REQUIRED WORK:
Wherever a line below holds the word "using", copy that line.

MATERIAL SUPPLIED:
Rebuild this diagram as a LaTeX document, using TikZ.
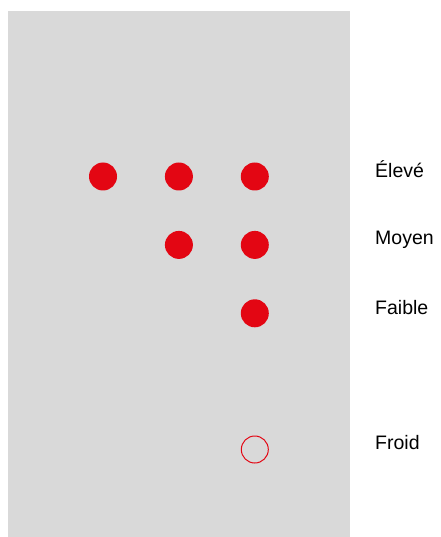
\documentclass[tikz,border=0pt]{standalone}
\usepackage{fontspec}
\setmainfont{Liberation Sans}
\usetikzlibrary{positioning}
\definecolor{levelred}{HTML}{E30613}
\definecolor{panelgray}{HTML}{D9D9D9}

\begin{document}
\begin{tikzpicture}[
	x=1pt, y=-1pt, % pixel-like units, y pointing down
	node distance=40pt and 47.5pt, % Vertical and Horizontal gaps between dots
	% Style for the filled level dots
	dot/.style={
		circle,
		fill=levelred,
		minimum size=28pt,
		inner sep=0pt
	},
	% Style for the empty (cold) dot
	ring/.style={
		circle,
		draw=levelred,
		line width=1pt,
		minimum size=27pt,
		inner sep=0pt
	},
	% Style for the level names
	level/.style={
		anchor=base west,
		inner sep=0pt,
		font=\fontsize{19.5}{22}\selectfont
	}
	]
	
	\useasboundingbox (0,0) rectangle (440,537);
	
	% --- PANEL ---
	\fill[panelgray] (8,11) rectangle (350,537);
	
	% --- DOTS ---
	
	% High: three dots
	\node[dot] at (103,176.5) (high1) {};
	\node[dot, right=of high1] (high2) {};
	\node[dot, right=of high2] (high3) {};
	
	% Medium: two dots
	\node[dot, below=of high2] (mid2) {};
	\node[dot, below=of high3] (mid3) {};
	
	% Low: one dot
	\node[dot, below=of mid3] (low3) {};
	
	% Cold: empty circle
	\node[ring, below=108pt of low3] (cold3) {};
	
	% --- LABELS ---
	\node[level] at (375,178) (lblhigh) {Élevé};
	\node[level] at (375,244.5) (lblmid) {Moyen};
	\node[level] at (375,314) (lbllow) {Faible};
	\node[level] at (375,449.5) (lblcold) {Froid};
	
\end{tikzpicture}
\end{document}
--
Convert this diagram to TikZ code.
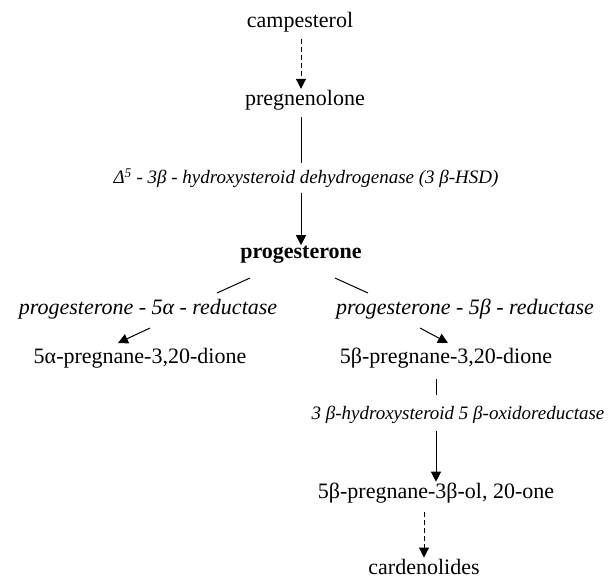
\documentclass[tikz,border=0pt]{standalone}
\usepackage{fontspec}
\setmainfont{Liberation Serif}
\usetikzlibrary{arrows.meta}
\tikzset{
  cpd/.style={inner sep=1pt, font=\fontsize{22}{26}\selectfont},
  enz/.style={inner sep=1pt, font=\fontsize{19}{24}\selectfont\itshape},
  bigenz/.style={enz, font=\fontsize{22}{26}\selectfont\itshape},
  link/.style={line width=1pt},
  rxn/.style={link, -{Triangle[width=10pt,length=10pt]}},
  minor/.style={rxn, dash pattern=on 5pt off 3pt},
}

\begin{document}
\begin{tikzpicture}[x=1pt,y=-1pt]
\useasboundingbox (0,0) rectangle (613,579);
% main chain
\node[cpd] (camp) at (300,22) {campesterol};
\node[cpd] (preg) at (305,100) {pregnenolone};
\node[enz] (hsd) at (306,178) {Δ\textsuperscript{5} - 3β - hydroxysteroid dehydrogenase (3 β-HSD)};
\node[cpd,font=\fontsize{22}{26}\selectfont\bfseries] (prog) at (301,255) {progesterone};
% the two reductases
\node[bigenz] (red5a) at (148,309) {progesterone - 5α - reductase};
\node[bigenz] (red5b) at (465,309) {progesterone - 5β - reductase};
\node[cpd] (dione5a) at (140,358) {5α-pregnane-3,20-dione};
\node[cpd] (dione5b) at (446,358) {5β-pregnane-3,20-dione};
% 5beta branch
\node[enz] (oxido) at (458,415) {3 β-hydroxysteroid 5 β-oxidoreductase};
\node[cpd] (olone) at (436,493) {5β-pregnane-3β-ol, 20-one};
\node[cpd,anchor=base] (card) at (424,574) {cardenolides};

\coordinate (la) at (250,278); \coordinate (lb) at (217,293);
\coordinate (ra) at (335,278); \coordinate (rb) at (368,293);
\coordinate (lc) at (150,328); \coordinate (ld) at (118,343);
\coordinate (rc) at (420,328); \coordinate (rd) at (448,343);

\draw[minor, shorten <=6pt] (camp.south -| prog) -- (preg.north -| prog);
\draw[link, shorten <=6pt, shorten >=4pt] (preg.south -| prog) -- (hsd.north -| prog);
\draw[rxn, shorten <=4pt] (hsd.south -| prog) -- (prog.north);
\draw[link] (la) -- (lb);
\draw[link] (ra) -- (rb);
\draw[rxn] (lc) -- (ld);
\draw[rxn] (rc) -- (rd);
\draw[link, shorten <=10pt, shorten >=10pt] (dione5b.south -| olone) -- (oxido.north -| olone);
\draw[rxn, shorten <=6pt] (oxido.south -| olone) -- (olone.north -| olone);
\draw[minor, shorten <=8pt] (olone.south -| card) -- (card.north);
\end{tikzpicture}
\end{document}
==
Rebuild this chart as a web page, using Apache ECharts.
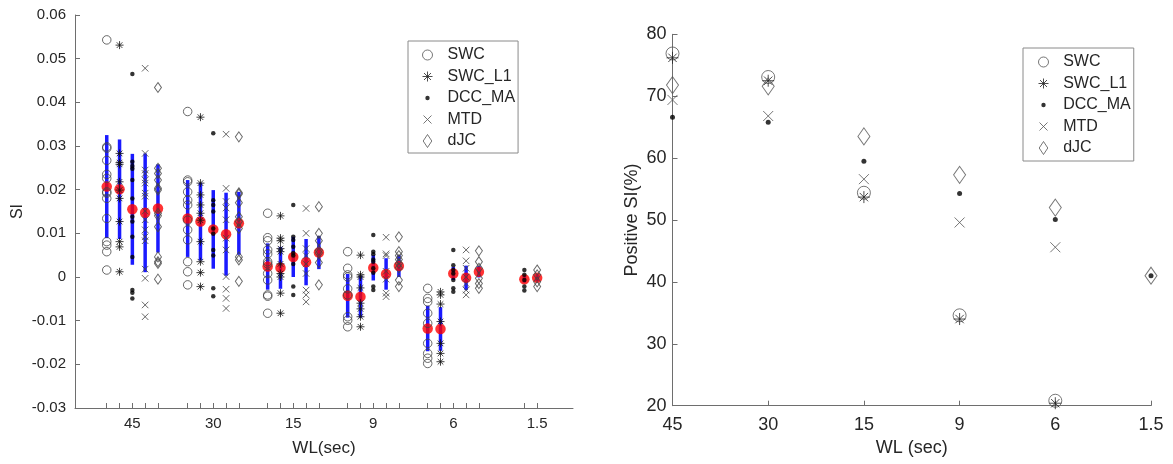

EXERCISE SOLUTION:
Rebuild this diagram as a LaTeX document, using TikZ.
Rebuild this chart as a web page, using Apache ECharts.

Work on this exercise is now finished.